I don’t want to speak for TFT. But having served as a consultant to labor unions and a middle manager supervising unionized workers, I feel strongly about my own ambivalence on this issue. And I do think I get where TFT is coming from.
It really comes down to the due process provisions. If you assume that workers can freely represent their interests through collective bargaining, a contract negotiation can safely include merit pay. But no union leader can assume that. The person who wields power over termination, promotion and assignment really determines whether a union can protect its members from management favoritism and punitive retaliation. So labor advocates will tend to see any form of subjective due process as “union busting,” because it means that the manager holds power that can be abused.
The Denver ProComp system has survived, despite its struggles, in part because many Denver teachers saw the school superintendent (now a U.S. Senator) as a good-faith CEO who would block abuses of a performance pay system. The union’s participation in designing ProComp gave them a comfort level in supporting it. And even that wasn’t quite enough. Why should teachers give this potent authority to, say, the Washington DC superintendent, who seems less trustworthy?

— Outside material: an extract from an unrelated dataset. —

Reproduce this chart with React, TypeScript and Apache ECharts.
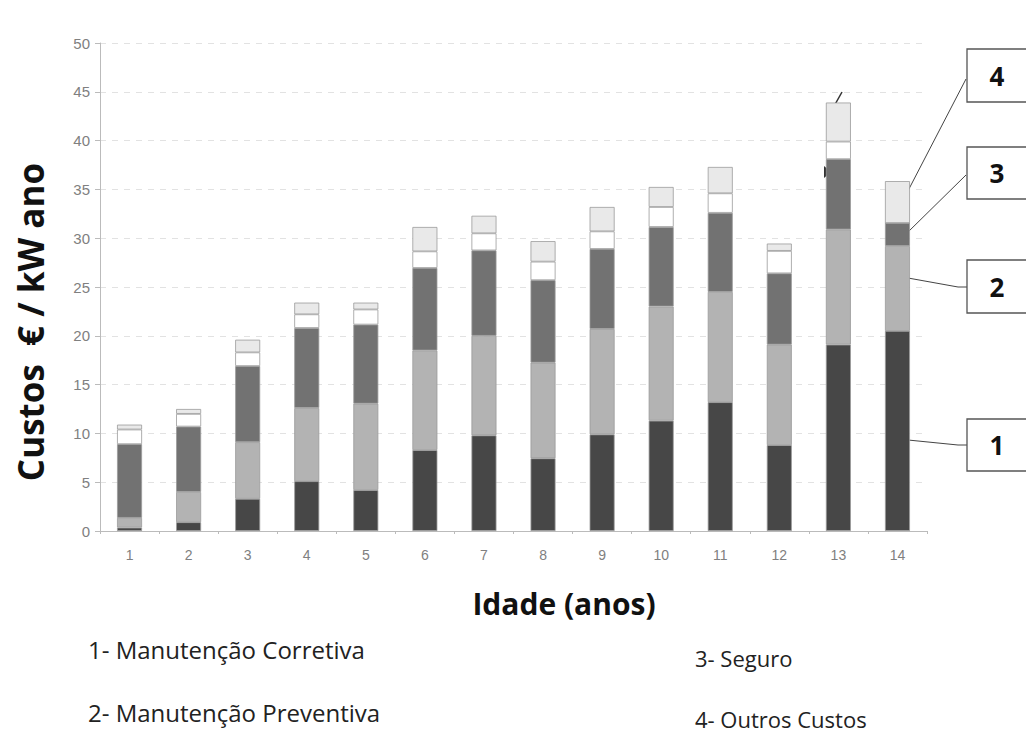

That being said, I don’t like seniority-based systems. They don’t serve customers well in any industry. It’s just more obvious in education, where the customers are right there in the same room with the workers. But you have to take one of two strategies: break the union and impose it by force (a bad idea in my opinion) or demonstrate good faith to the teachers you want to work with and develop a system they can trust.
TFT-
Why does this automatically equal union busting? Couldn’t a union negotiate minimum starting salaries, total compensation, health and pension benefits, non-insane due process provisions, and still be a union?
Of course, they’re both right. Merit pay is designed to encourage better performance and to retain high-achieving teachers — as well as to create a “fairer” pay system that rewards high-performance.
TFT’s comment is expressed in a defensive, circle-the-wagons way, but it gets at a real issue, which is the complex tension between meritocracy and seniority.
Of course subjective evaluation (along with data analysis) can lead to better salary and assignment decisions. But it can also be used to elevate cronies, punish reformers, and push out union activists – thereby destroying teachers’ ability to negotiate contracts and speak with a collective voice.
Decisionmaking based on seniority can damage the responsiveness of a large organization, e.g., a school system. But subjective evaluation can eliminate workers’ autonomy, e.g., bust their union. Obviously you don’t endorse this, and there are merit pay programs that seem to be threading the needle. But we have to recognize that the ideal system you describe has opponents with legitimate concerns that should be addressed.
I agree that we can’t attract good teachers with dismal conditions. But how does union busting fix dismal conditions? You seem to imply that one begets the other. I guess this is what happens when you try to make actual circumstances fit your faulty paradigm.